Everything lined up perfectly. I wish as the travel agent I could have taken credit for the epic sunsets and sunrises, active lava in the Kilauea crater and rain that would magically part into a rainbow. There was something greater happening. We snorkeled with a friendly sea turtle. We even had a whale sighting, long after whale season had ended. We had a blockbuster mother/daughter photo shoot where the rain clouds literally circled around us with light shining down on our little patch of the park. I'm talking, not one drop of rain! Perhaps one of the most spiritual moments happened on our last night in Hawaii. We attended a champagne sabering at the St. Regis where this adorable Hawaiian elder presented a few songs. He explained that they celebrate the end of every day at sunset. He thanked the crowd for joining him. At the end of the ceremony, he walks over to my mom and gives her a hug (the ONLY person he hugs in the entire place) and says, “Thank you for smiling at me during the ceremony!”
We had the BEST time together. We laughed. We cried. We talked about life stuff. Mom told stories about past trips to Hawaii. I would tell her about my adventures as a travel agent. We drove pretty much every mile of the Big Island, Oahu & Kauai. We had beach picnics. We saw a lot of roosters in Kauai. And we reminded each other to breathe after views had literally “taken our breath away”.
Some would say we were due. The last trip my mom and dad took to Hawaii, she came back alone. Striking statement to read but this was our reality in 2006. My dad died while they were in Maui celebrating their wedding anniversary with none other than Jean & her husband. Their support continued for years to come. Can you imagine my surprise when my mom said she was ready to go back to a place that held such difficult memories?
Do I dare say there was something happening around us? Some people might say it was random or just good timing.
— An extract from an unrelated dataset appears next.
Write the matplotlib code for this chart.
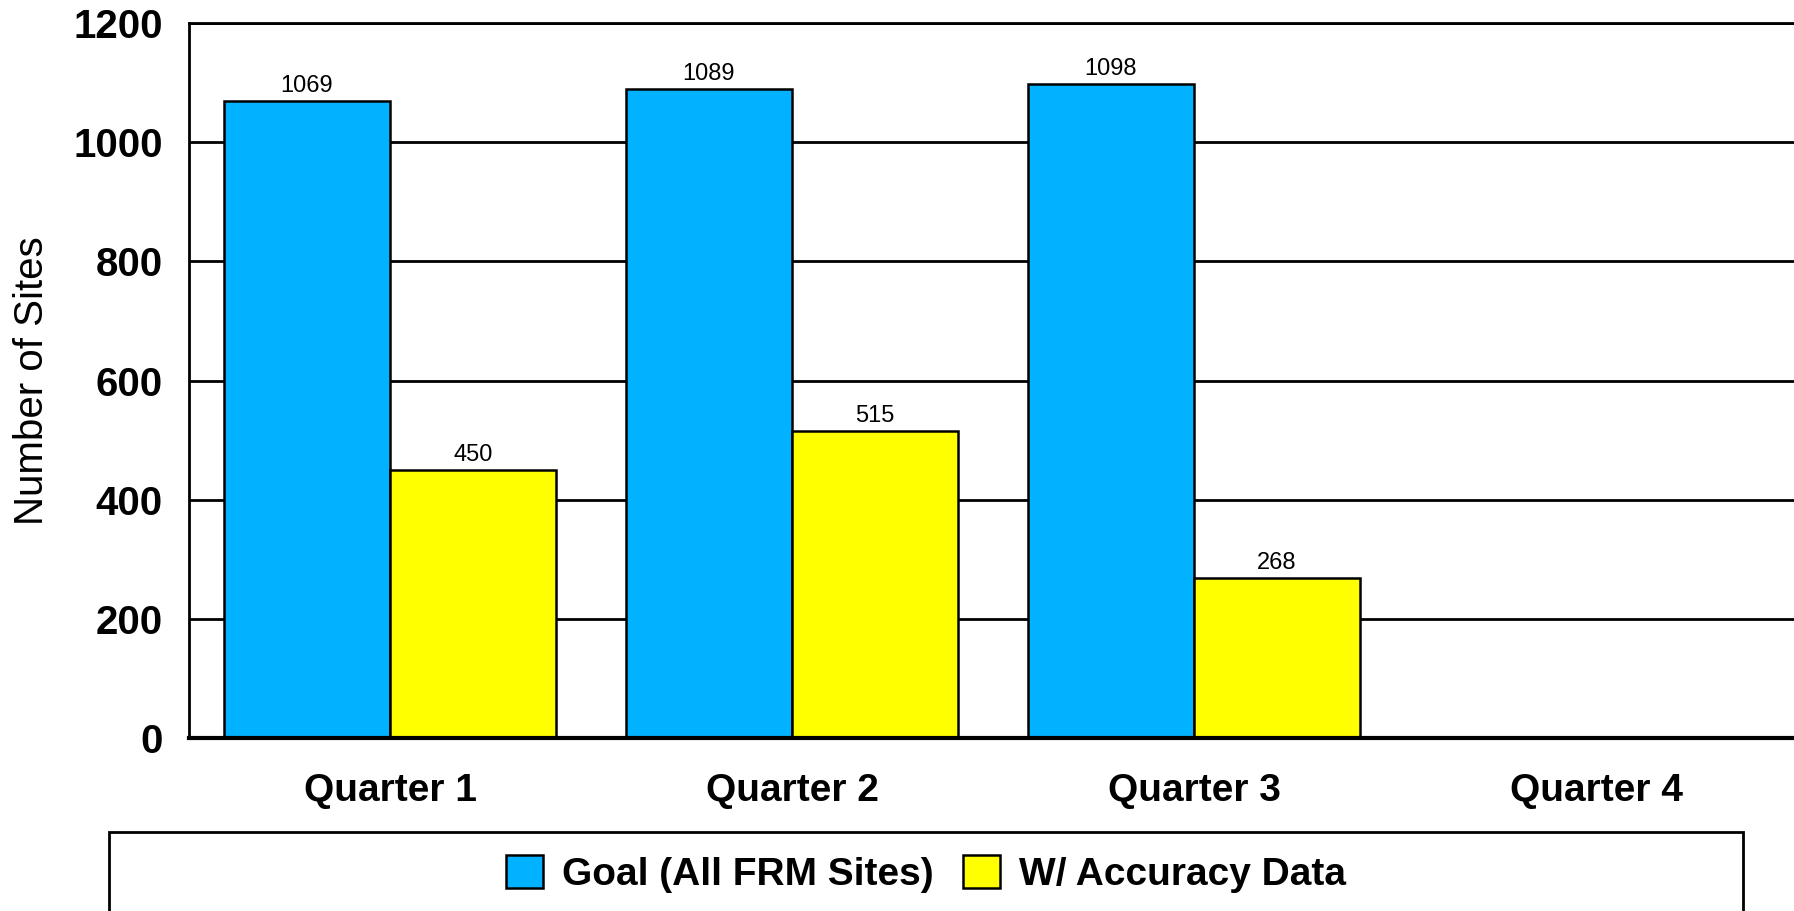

But it’s tough to credit randomness when you look at all the crazy things that happened to us. Another example from our trip- on the island of Kauai, Mel Rapozo was running for mayor. My dad’s name is Mel, for those of you who don’t know. There was a sign for Mel Rapozo on literally every corner in town. What’s funny is that Mel is not an extremely common name, let alone a common name in Hawaii. We would occasionally look at each other and just shake our heads. We both felt what was happening. No words needed to be exchanged.
What about this sign from a shop-- "Everything is going to be OK". I remember days when I would pray for "OK". I just wanted to feel some sense of normalcy again. What you need to remember about your friends in crisis is that it's incredibly difficult to believe that ANYTHING will ever be OK. When your whole world has been rocked, the last thing you want to hear is that "It's all going to be okay" or "Everything happens for a reason". You simply need someone to be there for you. To listen. To take you out to do things. Funny enough, one of the first examples I think of is Jean doing this for my mom after my dad passed. And when Jean was struggling, my mom was there for her too. That's what good friends do.
What I can say from my own experience (because that's all we can do) is that beautiful things can come from ugly experiences. It probably won't be happening right away, or even next week. It may take years. But if you are waking up every day and making the most of each moment, you will see beauty again. It will be hard. It will take work. But it is so worth it!! And as time passes and your life continues to evolve, the pain becomes less intense. Words like OK and GOOD may even creep back into your life. Let it happen.
Here’s a letter to my Mama on this Mother’s Day.
Dear Mom,
This trip had redemption written all over it!! The fact that you even said “yes” to this trip, is honestly amazing. You never give up. Life has handed you adversities and you just keep going. This resiliency is a constant inspiration for me. I continue to replay these memories and will for years! You are the bravest person I know. I was waiting for you to say no or ask to skip some part, but it never happened! You were fearless. You were hungry for life experiences. You were never scared. The closest you came to backing down was recommending we take an uber to the start of the Diamondhead trail. To which I replied, “Do you think we could take an uber to the HIGHEST lookout and ask the driver to take our picture?”
I am so fortunate to call you mom. I love you so much!!!
P.S. Mom, you are also my editor so if I have any mistakes in this article, it’s because I am trying to surprise you for Mother's Day. I hope you have a day filled with green houses and Dr. Pepper.